Now wait, let’s be clear on something. Regardless of what I’m about the speculate about this situation, I’m not going to say that Visser is definitely wrong about her biased hypothesis; that would make me guilty of the same logical fallacy she seems to be obliviously shoving to her naïve audience. Instead, I am completely against her 'methods', and I find it almost laughable (if it weren’t so sad) that she is simultaneously accusing SeaWorld of being anti-science, surely ready to launch the 'they started it!' defense if confronted.

In the video we have a brief glimpse of the orca Kasatka not allowing her calf Makani to suckle, and this is cause for headlines that the animal is “depressed”? Talk about taking the ball and running with it.

The first obvious logical fallacy the SeaWorld-hating duo is making is called confirmation bias.

Confirmation bias is the tendency to search for or interpret information in a way that confirms one's preconception—in the case of Visser and Hargove, both are dead set with their opinion that orcas are suffering 24/7 at SeaWorld, and they’ve obviously snuck into the aquatic theme park to obtain incriminating footage to suit their beliefs.

This cognitive bias makes it impossible to remain objective, and this is imperative if you are going to call yourself an animal behavioral scientist. So Visser has the GALL to then say:
"SeaWorld doesn't like me as a scientist," Visser explains. "They don't like the fact that I'm seeing things in the wild that reflect badly on them with the orca in captivity here."
THIS WAS NOT SCIENCE VISSER. IT WAS MALICIOUS PROPAGANDA.

No self-respecting facility should hesitate to remove a person with this particular goal. Visser is seen giggling in the face of her and Hargove’s escorting out of the park, something they certainly deserved, but that’s the understatement of the century.

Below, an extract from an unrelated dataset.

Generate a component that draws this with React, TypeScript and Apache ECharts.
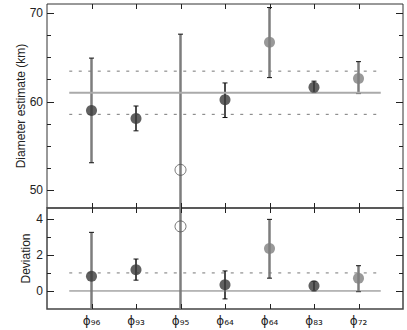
import React, { useEffect, useRef } from "react";
import * as echarts from "echarts";

const subLabels = ["96", "93", "95", "64", "64", "83", "72"];
const positions = [1, 2, 3, 4, 5, 6, 7];
// top panel: diameter estimate (km)
const diameter = [59.0, 58.1, 52.3, 60.2, 66.7, 61.6, 62.6];
const diamLow = [53.1, 56.7, 40.0, 58.2, 62.7, 61.0, 60.9];
const diamHigh = [64.9, 59.5, 67.6, 62.1, 70.6, 62.3, 64.5];
// bottom panel: deviation
const deviation = [0.82, 1.18, 3.58, 0.35, 2.36, 0.29, 0.71];
const devLow = [-1.6, 0.6, -1.6, -0.44, 0.71, 0.0, -0.04];
const devHigh = [3.25, 1.77, 6.0, 1.11, 3.97, 0.53, 1.4];
// 1 = grey thick bar, 0 = black thin bar
const barKind = [1, 0, 1, 0, 1, 0, 1];
// marker kinds
const markerKind = ["dark", "dark", "open", "dark", "light", "dark", "light"];
// reference lines
const meanDiameter = 61.0;
const diamBandHigh = 63.43;
const diamBandLow = 58.56;
const devZero = 0;
const devOne = 1;
const lineStart = 0.5;
const lineEnd = 7.5;
// axis ranges and tick values
const xMin = 0;
const xMax = 8;
const topMin = 48;
const topMax = 71;
const botMin = -1;
const botMax = 4.6;
const topMajor = [50, 60, 70];
const topMinor = [52.5, 55, 57.5, 62.5, 65, 67.5];
const botMajor = [0, 2, 4];
const botMinor = [1, 3];

const FONT = "Liberation Sans";
const SUB_DIGITS = ["₀", "₁", "₂", "₃", "₄", "₅", "₆", "₇", "₈", "₉"];
const toSub = (s: string) => s.split("").map((c) => SUB_DIGITS[Number(c)] || c).join("");

function errorRender(params: any, api: any) {
  const x = api.value(0);
  const lo = api.value(1);
  const hi = api.value(2);
  const kind = api.value(3);
  const cs = params.coordSys;
  const pLo = api.coord([x, lo]);
  const pHi = api.coord([x, hi]);
  const top = Math.max(pHi[1], cs.y);
  const bot = Math.min(pLo[1], cs.y + cs.height);
  const px = pLo[0];
  const color = kind === 1 ? "#7d7d7d" : "#111";
  const width = kind === 1 ? 2.5 : 1.5;
  const children: any[] = [
    { type: "line", shape: { x1: px, y1: top, x2: px, y2: bot }, style: { stroke: color, lineWidth: width } },
  ];
  const hw = 2.5;
  if (pHi[1] >= cs.y) {
    children.push({ type: "line", shape: { x1: px - hw, y1: pHi[1], x2: px + hw, y2: pHi[1] }, style: { stroke: "#111", lineWidth: 1 } });
  }
  if (pLo[1] <= cs.y + cs.height) {
    children.push({ type: "line", shape: { x1: px - hw, y1: pLo[1], x2: px + hw, y2: pLo[1] }, style: { stroke: "#111", lineWidth: 1 } });
  }
  return { type: "group", children };
}

function markerItem(x: number, y: number, kind: string) {
  if (kind === "open") {
    return { value: [x, y], itemStyle: { color: "rgba(0,0,0,0)", borderColor: "#555", borderWidth: 1 } };
  }
  return { value: [x, y], itemStyle: { color: kind === "dark" ? "#3a3a3a" : "#808080", borderWidth: 0 } };
}

// tick marks placed through the chart's own scales (convertToPixel)
function buildTicks(chart: any): any[] {
  const out: any[] = [];
  const style = { stroke: "#222", lineWidth: 1 };
  const panels = [
    { grid: 0, yMin: topMin, yMax: topMax, major: topMajor, minor: topMinor },
    { grid: 1, yMin: botMin, yMax: botMax, major: botMajor, minor: botMinor },
  ];
  panels.forEach((pn) => {
    const tl = chart.convertToPixel({ gridIndex: pn.grid }, [xMin, pn.yMax]);
    const br = chart.convertToPixel({ gridIndex: pn.grid }, [xMax, pn.yMin]);
    if (!tl || !br) return;
    const left = tl[0];
    const right = br[0];
    const top = tl[1];
    const bottom = br[1];
    const yTick = (v: number, len: number) => {
      const p = chart.convertToPixel({ gridIndex: pn.grid }, [xMin, v]);
      const y = Math.round(p[1]) + 0.5;
      out.push({ type: "line", silent: true, z: 50, shape: { x1: left, y1: y, x2: left + len, y2: y }, style: { ...style } });
      out.push({ type: "line", silent: true, z: 50, shape: { x1: right - len, y1: y, x2: right, y2: y }, style: { ...style } });
    };
    pn.major.forEach((v) => yTick(v, 7));
    pn.minor.forEach((v) => yTick(v, 4));
    positions.forEach((v) => {
      const p = chart.convertToPixel({ gridIndex: pn.grid }, [v, pn.yMin]);
      const x = Math.round(p[0]) + 0.5;
      out.push({ type: "line", silent: true, z: 50, shape: { x1: x, y1: top, x2: x, y2: top + 5 }, style: { ...style } });
      out.push({ type: "line", silent: true, z: 50, shape: { x1: x, y1: bottom - 5, x2: x, y2: bottom }, style: { ...style } });
    });
  });
  return out;
}

export default function App() {
  const ref = useRef<HTMLDivElement>(null);
  useEffect(() => {
    if (!ref.current) return;
    const chart = echarts.init(ref.current, undefined, { renderer: "svg" });
    const xAxisOf = (gridIndex: number, labels: boolean) => ({
      type: "value",
      gridIndex,
      position: "bottom",
      min: xMin,
      max: xMax,
      interval: 1,
      axisLine: { show: false, onZero: false },
      splitLine: { show: false },
      axisTick: { show: false },
      axisLabel: labels
        ? {
            show: true,
            margin: 6,
            color: "#222",
            fontSize: 12,
            fontFamily: "DejaVu Sans",
            formatter: (v: number) => {
              const i = Math.round(v) - 1;
              if (i < 0 || i >= subLabels.length) return "";
              return "ϕ" + toSub(subLabels[i]);
            },
          }
        : { show: false },
    });
    const yAxisOf = (gridIndex: number, min: number, max: number, vals: number[], name: string, nameGap: number) => ({
      type: "value",
      gridIndex,
      position: "left",
      min,
      max,
      axisLine: { show: false },
      splitLine: { show: false },
      axisTick: { show: false },
      axisLabel: { show: true, customValues: vals, margin: 4, fontSize: 12, fontFamily: FONT, color: "#222" },
      name,
      nameLocation: "middle",
      nameGap,
      nameMoveOverlap: false,
      nameTextStyle: { fontSize: 12, fontFamily: FONT, color: "#222" },
    });

    const option: any = {
      animation: false,
      backgroundColor: "#fff",
      grid: [
        { left: 47, right: 4, top: 4, height: 204, show: true, borderColor: "#333", borderWidth: 1, backgroundColor: "transparent" },
        { left: 47, right: 4, top: 208, height: 101, show: true, borderColor: "#444", borderWidth: 1.5, backgroundColor: "transparent" },
      ],
      xAxis: [xAxisOf(0, false), xAxisOf(1, true)],
      yAxis: [
        yAxisOf(0, topMin, topMax, topMajor, "Diameter estimate (km)", 20),
        yAxisOf(1, botMin, botMax, botMajor, "Deviation", 15),
      ],
      series: [
        {
          type: "line", xAxisIndex: 0, yAxisIndex: 0, symbol: "none", silent: true,
          data: [[lineStart, meanDiameter], [lineEnd, meanDiameter]],
          lineStyle: { color: "#aaa", width: 2 },
        },
        {
          type: "line", xAxisIndex: 0, yAxisIndex: 0, symbol: "none", silent: true,
          data: [[lineStart, diamBandHigh], [lineEnd, diamBandHigh]],
          lineStyle: { color: "#777", width: 1, type: [3, 6.5] },
        },
        {
          type: "line", xAxisIndex: 0, yAxisIndex: 0, symbol: "none", silent: true,
          data: [[lineStart, diamBandLow], [lineEnd, diamBandLow]],
          lineStyle: { color: "#777", width: 1, type: [3, 6.5] },
        },
        {
          type: "line", xAxisIndex: 1, yAxisIndex: 1, symbol: "none", silent: true,
          data: [[lineStart, devZero], [lineEnd, devZero]],
          lineStyle: { color: "#777", width: 1 },
        },
        {
          type: "line", xAxisIndex: 1, yAxisIndex: 1, symbol: "none", silent: true,
          data: [[lineStart, devOne], [lineEnd, devOne]],
          lineStyle: { color: "#777", width: 1, type: [3, 6.5] },
        },
        {
          type: "custom", xAxisIndex: 0, yAxisIndex: 0, renderItem: errorRender,
          data: positions.map((x, i) => [x, diamLow[i], diamHigh[i], barKind[i]]),
          z: 3,
        },
        {
          type: "custom", xAxisIndex: 1, yAxisIndex: 1, renderItem: errorRender,
          data: positions.map((x, i) => [x, devLow[i], devHigh[i], barKind[i]]),
          z: 3,
        },
        {
          type: "scatter", xAxisIndex: 0, yAxisIndex: 0, symbolSize: 11, z: 4,
          data: positions.map((x, i) => markerItem(x, diameter[i], markerKind[i])),
        },
        {
          type: "scatter", xAxisIndex: 1, yAxisIndex: 1, symbolSize: 11, z: 4,
          data: positions.map((x, i) => markerItem(x, deviation[i], markerKind[i])),
        },
      ],
    };
    chart.setOption(option);
    try {
      chart.setOption({ graphic: buildTicks(chart) });
    } catch (e) {
      // keep the chart even if tick placement fails
    }
    return () => chart.dispose();
  }, []);
  return <div ref={ref} style={{ position: "fixed", left: 0, top: 0, width: 407, height: 330 }} />;
}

Why is a “world-renowned” orca expert promoting horrifically bad science and rampant anthropomorphism? I would certainly expect this from Hargrove, not Visser. I am far from being an expert on anything, but several independent sources state killer whale begin weaning after about a year.
“Newborn calves nurse for about a year before weaning”.
Animal Diversity Web


Yet Visser is claiming SeaWorld is fabricating this information and using it to “justify separating calves from their mothers well before it's healthy”.
"I've seen pretty independent calves at one year — I've seen utterly dependent ones at three years," she added, emphasizing that there's not "clear-cut" answer for when calves stop depending on their mothers.”
Two things. These orcas are in captivity, and yes, this is the reason these activists’ blood boils. But we can certainly expect atypical behavior from captive animals, and that doesn’t automatically make it bad.

It is inevitable that the behavior of animals in human care will differ from wild animals and it is completely unreasonable to assume that every strange behavior performed by a captive animal is evidence of depression, suffering, or bad health. But this of course is the core of their arguments and why the crux of their philosophy fails (in my opinion) regardless of whether their beliefs are accurate or not.

There can be numerous reasons why the orca was not letting the baby nurse. That being said, even an experienced orca expert should be aware that even though we’ve made strides, we still know very little about wild killer whales and even something as important as gestation length was unknown until they were bred in captivity.

Visser speaks as though she knows everything and any intellectual worth their salt understands that they always have a lot more to learn. This applies especially to all cetaceans. 

Visser says “some mothers allow nursing from calves who are 3, 4, 5 years old, even older”.

Well, maybe this one didn’t (without bad mental health being the culprit).

 Or maybe Visser just hasn’t been lucky enough to witness every behavior of these animals.

Is the calf’s bumping a stereotypic behavior? The Dumb Dumb describes stereotyping as: “repetitive and meaningless patterns that animals sometimes develop due to the stress of captivity”.

But if the calf is, as Visser describes, “so desperately hungry”, the behavior has meaning. The baby is trying to feed, that would make it not a stereotype.

“In the video, both Visser and Hargrove touch on the anti-science mentality that leads the park to embrace a misguided and often flawed approach to interpreting orca behavior.”

It’s almost as if the The Dodo is illustrating the irony of this promotional propaganda masquerading as an inquisitive scientist wanting to observe animals objectively.